Abstract #410

# 410
County-level gridded livestock methane emissions for the contiguous United States.
A. N. Hristov*1, M. Harper1, R. Meinen1, R. Day2, J. Lopes1, T. Ott1, A. Venkatesh3, C. A. Randles3, 1Department of Animal Science, The Pennsylvania State University, University Park, PA, 2Department of Ecosystem Science and Management, The Pennsylvania State University, University Park, PA, 3ExxonMobil Research and Engineering Company, Annandale, NJ.
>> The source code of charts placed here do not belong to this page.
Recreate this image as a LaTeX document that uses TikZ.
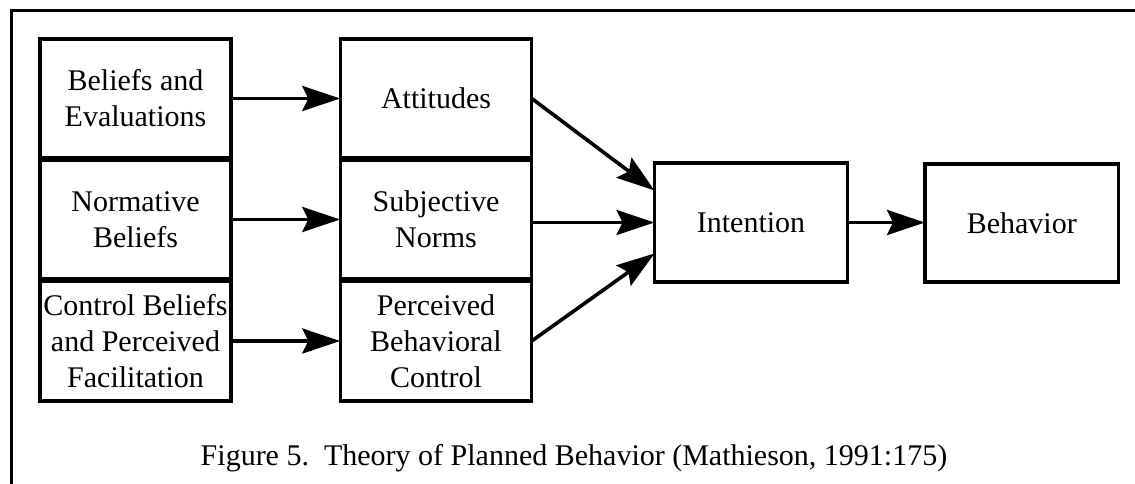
\documentclass[tikz,border=0pt]{standalone}
\usepackage{fontspec}
\setmainfont{Liberation Serif}
\usetikzlibrary{arrows.meta}

\begin{document}
\begin{tikzpicture}[x=1pt,y=-1pt,
  box/.style={draw, line width=3.2pt, inner sep=0pt, outer sep=0pt,
    align=center, font=\fontsize{30}{36}\selectfont},
  link/.style={line width=3.6pt,
    -{Stealth[length=38pt,width=25pt,inset=6pt]}},
]
\useasboundingbox (0,0) rectangle (1135,484);

% open frame: top and left edges only
\draw[line width=3pt] (11,484) -- (11,11) -- (1135,11);

% antecedent beliefs
\node[box, minimum width=191pt, minimum height=119pt] (bel) at (135.5,98.5)
  {Beliefs and\\Evaluations};
\node[box, minimum width=191pt, minimum height=119pt] (nb) at (135.5,219.5)
  {Normative\\Beliefs};
\node[box, minimum width=191pt, minimum height=120pt] (cb) at (135.5,341)
  {Control Beliefs\\and Perceived\\Facilitation};

% determinants of intention
\node[box, minimum width=191.5pt, minimum height=119pt] (att) at (436,98.5)
  {Attitudes};
\node[box, minimum width=191.5pt, minimum height=119pt] (sn) at (436,219.5)
  {Subjective\\Norms};
\node[box, minimum width=191.5pt, minimum height=120pt] (pbc) at (436,341)
  {Perceived\\Behavioral\\Control};

% intention and behaviour
\node[box, minimum width=193pt, minimum height=119pt] (int) at (751,222.5)
  {Intention};
\node[box, minimum width=193.5pt, minimum height=118pt] (beh) at (1021.75,223)
  {Behavior};

% connectors
\draw[link] (bel.east) -- (att.west);
\draw[link] (nb.east) -- (sn.west);
\draw[link] (cb.east) -- (pbc.west);
\draw[link] (att.east) -- ([yshift=32pt]int.west);
\draw[link] (sn.east |- int.west) -- (int.west);
\draw[link] (pbc.east) -- ([yshift=-31pt]int.west);
\draw[link] (int.east) -- (beh.west |- int.east);

% caption
\node[anchor=base, inner sep=0pt, font=\fontsize{30}{36}\selectfont] (cap) at (574,465)
  {Figure 5.\ \ Theory of Planned Behavior (Mathieson, 1991:175)};
\end{tikzpicture}
\end{document}
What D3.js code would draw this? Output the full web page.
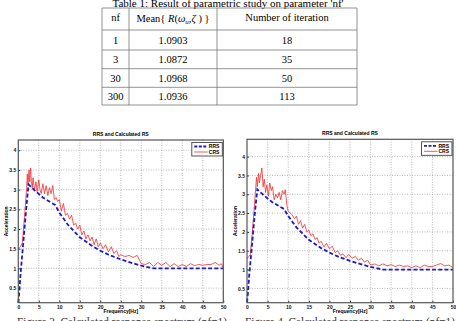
<!DOCTYPE html>
<html>
<head>
<meta charset="utf-8">
<script src="https://cdn.jsdelivr.net/npm/d3@7"></script>
<style>
  body { margin: 0; background: #fff; }
  svg { display: block; }
</style>
</head>
<body>
<svg id="page" width="456" height="321"></svg>
<script>
// table data
const tableHead = ["nf", "Mean{ R(ω_u, ζ) }", "Number of iteration"];
const nfValues = ["1", "3", "30", "300"];
const meanValues = ["1.0903", "1.0872", "1.0968", "1.0936"];
const iterValues = ["18", "35", "50", "113"];

// chart data [frequency Hz, acceleration]
const rrs = [[0, 0.13], [0.25, 0.4], [0.5, 0.8], [0.75, 1.1], [1, 1.4], [1.5, 2.0], [2, 2.6], [2.5, 3.13],
  [4, 2.98], [6, 2.8], [8, 2.67], [9, 2.61], [10, 2.42], [12, 2.12], [15, 1.79], [18, 1.57], [20, 1.45],
  [22, 1.35], [25, 1.23], [28, 1.13], [30, 1.07], [33, 1.0], [40, 1.0], [50, 1.0]];

const crsLeft = [[0, 1.48], [0.5, 1.55], [1, 1.65], [1.5, 2.3], [2, 3.0], [2.2, 3.4], [2.4, 3.1], [2.6, 3.5],
  [2.8, 3.2], [3, 3.55], [3.2, 3.2], [3.4, 3.05], [3.6, 3.3], [3.8, 3.1], [4, 3.0], [4.3, 3.2], [4.6, 2.95],
  [5, 3.25], [5.3, 3.0], [5.6, 2.9], [6, 3.15], [6.4, 2.9], [6.8, 3.1], [7.2, 2.85], [7.6, 3.05], [8, 2.9],
  [8.4, 3.1], [8.8, 2.75], [9.2, 2.8], [9.6, 2.7], [10, 2.75], [10.5, 2.45], [11, 2.65], [11.5, 2.35],
  [12, 2.4], [12.5, 2.25], [13, 2.35], [13.5, 2.1], [14, 2.15], [14.5, 2.0], [15, 2.1], [15.5, 1.85],
  [16, 1.95], [16.5, 1.75], [17, 1.85], [17.5, 1.7], [18, 1.8], [18.5, 1.6], [19, 1.75], [19.5, 1.55],
  [20, 1.65], [20.7, 1.5], [21.3, 1.6], [22, 1.42], [22.7, 1.55], [23.3, 1.38], [24, 1.45], [24.5, 1.3],
  [25, 1.35], [26, 1.3], [27, 1.33], [28, 1.28], [29, 1.33], [30, 1.12], [31, 1.1], [32, 1.15], [33, 1.05],
  [34, 1.15], [35, 1.08], [36, 1.15], [37, 1.05], [38, 1.12], [39, 1.05], [40, 1.1], [41, 1.05], [42, 1.12],
  [43, 1.07], [44, 1.1], [45, 1.08], [46, 1.1], [47, 1.1], [48, 1.15], [49, 1.08], [49.5, 1.12], [50, 1.02]];

const crsRight = [[0, 1.3], [0.5, 1.35], [0.8, 1.4], [1.3, 2.0], [2, 3.0], [2.3, 3.45], [2.5, 3.2], [2.8, 3.55],
  [3, 3.3], [3.3, 3.5], [3.6, 3.7], [3.9, 3.2], [4.2, 3.4], [4.5, 3.05], [4.8, 3.25], [5.2, 2.95], [5.5, 3.3],
  [5.9, 3.1], [6.2, 3.2], [6.6, 2.85], [7, 3.0], [7.4, 2.9], [7.8, 3.05], [8.2, 2.85], [8.6, 3.1], [9, 3.0],
  [9.3, 3.12], [9.7, 2.7], [10, 2.55], [10.5, 2.5], [11, 2.45], [11.5, 2.35], [12, 2.42], [12.5, 2.2],
  [13, 2.3], [13.5, 2.1], [14, 2.2], [14.5, 2.0], [15, 2.05], [15.5, 1.9], [16, 1.95], [16.5, 1.8],
  [17, 1.85], [17.5, 1.7], [18, 1.75], [18.7, 1.6], [19.3, 1.7], [20, 1.55], [20.7, 1.62], [21.4, 1.45],
  [22, 1.5], [22.7, 1.38], [23.3, 1.42], [24, 1.32], [24.7, 1.4], [25.5, 1.3], [26.3, 1.35], [27, 1.25],
  [27.8, 1.3], [28.5, 1.2], [29.3, 1.25], [30, 1.12], [31, 1.15], [32, 1.1], [33, 1.15], [34, 1.1],
  [35, 1.13], [36, 1.08], [37, 1.12], [38, 1.08], [39, 1.1], [40, 1.05], [41, 1.1], [42, 1.05], [43, 1.12],
  [44, 1.08], [45, 1.08], [46, 1.12], [47, 1.16], [48, 1.1], [49, 1.12], [50, 1.05]];

const xTicks = d3.range(0, 51, 5);
const yTicks = [0.5, 1, 1.5, 2, 2.5, 3, 3.5, 4];

const svg = d3.select("#page");

// ---- table ----
svg.append("text").attr("x", 228).attr("y", 7)
  .attr("text-anchor", "middle")
  .style("font", "11px 'Liberation Serif'")
  .text("Table 1: Result of parametric study on parameter 'nf'");

const colEdges = [102, 129, 217, 357];
const rowEdges = [8, 30, 50, 68.7, 87.3, 105];
const tbl = svg.append("g");
rowEdges.forEach(y => tbl.append("line").attr("x1", colEdges[0]).attr("x2", colEdges[3])
  .attr("y1", y).attr("y2", y).attr("stroke", "#777").attr("stroke-width", 0.8));
colEdges.forEach(x => tbl.append("line").attr("x1", x).attr("x2", x)
  .attr("y1", rowEdges[0]).attr("y2", rowEdges[5]).attr("stroke", "#777").attr("stroke-width", 0.8));

const rows = nfValues.map((nf, i) => [nf, meanValues[i], iterValues[i]]);
const cellFont = "10.5px 'Liberation Serif'";
rows.forEach((r, i) => {
  r.forEach((v, j) => {
    tbl.append("text")
      .attr("x", (colEdges[j] + colEdges[j + 1]) / 2)
      .attr("y", (rowEdges[i + 1] + rowEdges[i + 2]) / 2 + 3.5)
      .attr("text-anchor", "middle")
      .style("font", cellFont)
      .text(v);
  });
});
// header
tbl.append("text").attr("x", 115.5).attr("y", 21).attr("text-anchor", "middle").style("font", cellFont).text(tableHead[0]);
tbl.append("text").attr("x", 287).attr("y", 21).attr("text-anchor", "middle").style("font", cellFont).text(tableHead[2]);
const mh = tbl.append("text").attr("x", 173).attr("y", 22).attr("text-anchor", "middle").style("font", cellFont);
mh.append("tspan").text("Mean{ ");
mh.append("tspan").style("font-style", "italic").text("R");
mh.append("tspan").text("(");
mh.append("tspan").style("font-style", "italic").text("ω");
mh.append("tspan").attr("dy", 2).style("font-size", "7px").style("font-style", "italic").text("u");
mh.append("tspan").attr("dy", -2).text(",");
mh.append("tspan").style("font-style", "italic").text("ζ");
mh.append("tspan").text(" ) }");

// ---- charts ----
function drawChart(cfg) {
  const g = svg.append("g");
  const x = d3.scaleLinear().domain([0, 50]).range([cfg.left, cfg.right]);
  const y = d3.scaleLinear().domain(cfg.yDomain).range([cfg.bottom, cfg.top]);

  g.append("rect").attr("x", cfg.left).attr("y", cfg.top)
    .attr("width", cfg.right - cfg.left).attr("height", cfg.bottom - cfg.top).attr("fill", "#fff");

  // grid
  g.selectAll(".gx").data(xTicks.slice(1, -1)).enter().append("line")
    .attr("x1", d => x(d)).attr("x2", d => x(d)).attr("y1", cfg.top).attr("y2", cfg.bottom)
    .attr("stroke", "#9a9a9a").attr("stroke-width", 0.7).attr("stroke-dasharray", "1,1.5");
  g.selectAll(".gy").data(yTicks).enter().append("line")
    .attr("x1", cfg.left).attr("x2", cfg.right).attr("y1", d => y(d)).attr("y2", d => y(d))
    .attr("stroke", "#9a9a9a").attr("stroke-width", 0.7).attr("stroke-dasharray", "1,1.5");

  const line = d3.line().x(d => x(d[0])).y(d => y(d[1]));
  g.append("path").datum(cfg.crs).attr("d", line).attr("fill", "none")
    .attr("stroke", "#ee3030").attr("stroke-width", 0.8);
  g.append("path").datum(rrs).attr("d", line).attr("fill", "none")
    .attr("stroke", "#1a1ad0").attr("stroke-width", 1.8).attr("stroke-dasharray", "4,2.2");

  // axes (ticks inward like matlab)
  const fmt = d => d3.format("~g")(d);
  const xa = g.append("g").attr("transform", `translate(0,${cfg.bottom})`)
    .call(d3.axisBottom(x).tickValues(xTicks).tickSize(-2).tickPadding(3).tickFormat(fmt));
  const ya = g.append("g").attr("transform", `translate(${cfg.left},0)`)
    .call(d3.axisLeft(y).tickValues(yTicks).tickSize(-2).tickPadding(2).tickFormat(fmt));
  [xa, ya].forEach(a => {
    a.select(".domain").remove();
    a.selectAll("line").attr("stroke", "#333");
    a.selectAll("text").style("font", "bold 5px Arial, 'Liberation Sans'").attr("fill", "#111");
  });

  g.append("rect").attr("x", cfg.left).attr("y", cfg.top)
    .attr("width", cfg.right - cfg.left).attr("height", cfg.bottom - cfg.top)
    .attr("fill", "none").attr("stroke", "#555").attr("stroke-width", 1.2);

  g.append("text").attr("x", (cfg.left + cfg.right) / 2).attr("y", cfg.top - 4)
    .attr("text-anchor", "middle").style("font", "bold 5px 'Liberation Sans'").text("RRS and Calculated RS");
  g.append("text").attr("x", (cfg.left + cfg.right) / 2).attr("y", cfg.bottom + 10.5)
    .attr("text-anchor", "middle").style("font", "bold 5px 'Liberation Sans'").text("Frequency[Hz]");
  g.append("text").attr("transform", `translate(${cfg.left - 10.5},${(cfg.top + cfg.bottom) / 2}) rotate(-90)`)
    .attr("text-anchor", "middle").style("font", "bold 5px 'Liberation Sans'").text("Acceleration");

  // legend
  const lg = g.append("g").attr("transform", `translate(${cfg.right - 31.5},${cfg.top + 2.5})`);
  lg.append("rect").attr("width", 30.5).attr("height", 13.5).attr("fill", "#fff")
    .attr("stroke", "#444").attr("stroke-width", 0.9);
  lg.append("line").attr("x1", 2.5).attr("x2", 16).attr("y1", 4).attr("y2", 4)
    .attr("stroke", "#1a1ad0").attr("stroke-width", 1.8).attr("stroke-dasharray", "3,1.5");
  lg.append("line").attr("x1", 2.5).attr("x2", 16).attr("y1", 9.5).attr("y2", 9.5)
    .attr("stroke", "#ee3030").attr("stroke-width", 0.8);
  lg.append("text").attr("x", 17).attr("y", 5.8).style("font", "bold 5px 'Liberation Sans'").text("RRS");
  lg.append("text").attr("x", 17).attr("y", 11.3).style("font", "bold 5px 'Liberation Sans'").text("CRS");

  svg.append("text").attr("x", cfg.capX).attr("y", 326)
    .attr("textLength", 210).attr("lengthAdjust", "spacingAndGlyphs")
    .style("font", "12px 'Liberation Serif'").attr("fill", "#333").text(cfg.caption);
}

drawChart({ left: 18.3, right: 223.3, top: 140, bottom: 302.7, yDomain: [0.13, 4.26], crs: crsLeft,
  capX: 17, caption: "Figure 3. Calculated response spectrum (nf=1)" });
drawChart({ left: 247, right: 453, top: 139.3, bottom: 302.7, yDomain: [0.12, 4.46], crs: crsRight,
  capX: 245, caption: "Figure 4. Calculated response spectrum (nf=1)" });
</script>
</body>
</html>
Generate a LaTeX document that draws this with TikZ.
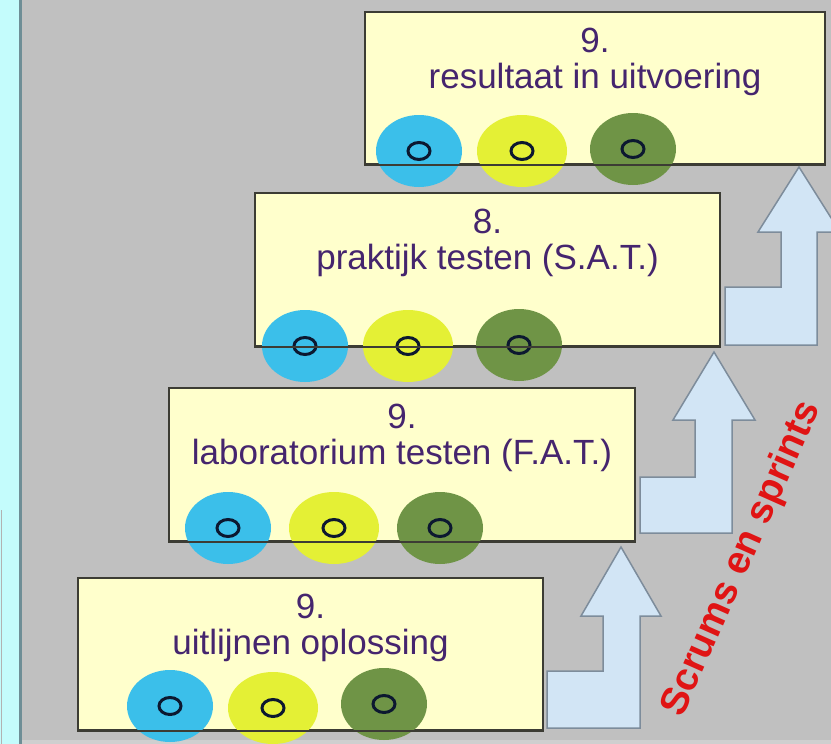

Livestock is considered to be the second largest source of anthropogenic methane emissions in the United States. Top-down approaches for methane source attribution have questioned existing bottom-up estimates of methane emissions, such as the U.E. Environment Protection Agency’s (USEPA) Inventory of Greenhouse Gas Emissions and Sinks, suggesting that livestock emissions are underestimated. This analysis used a spatially-explicit, bottom-up approach, based on animal inventories, feed dry matter intake, and dry matter intake-based emission factors to estimate county-level enteric (cattle) and manure (cattle, swine, and poultry) methane emissions for the contiguous United States. Counties with the largest combined livestock methane emissions included: Tulare, Merced, Stanislaus, and Kings, CA (217, 123, 80, and 78 Gg methane/year, respectively); Gooding, ID (75 Gg/year); Weld, CO (63 Gg/year); Kern, Fresno, and San Joaquin, CA (62, 59, and 49 Gg/year), Maricopa, AZ (47 Gg/year), and Sampson, NC, Yakima, WA, and Sioux, IA (43 to 44 Gg/year). Overall, the bottom-up approach used in this analysis yielded total livestock methane emissions (8,888 Gg/yr) that are comparable to current USEPA estimates (9,117 Gg/yr) and to estimates from the global gridded Emission Database for Global Atmospheric Research (EDGAR) inventory (8,657 Gg/yr), used previously in several top-down studies. However, the spatial distribution of emissions developed in this analysis differed significantly from that of EDGAR. As an example, methane emissions from livestock in Texas and California (highest contributors to the national total) in this study were 36% lower and 100% higher, respectively, than estimates by EDGAR. The difference for these 2 states between the current analysis and the latest USEPA gridded inventory was 15 and 4%, respectively. The spatial distribution of emissions in gridded inventories (e.g., EDGAR) likely strongly impacts the conclusions of top-down approaches that use them, especially in the source attribution of resulting (posterior) emissions, and hence conclusions from such studies should be interpreted with caution.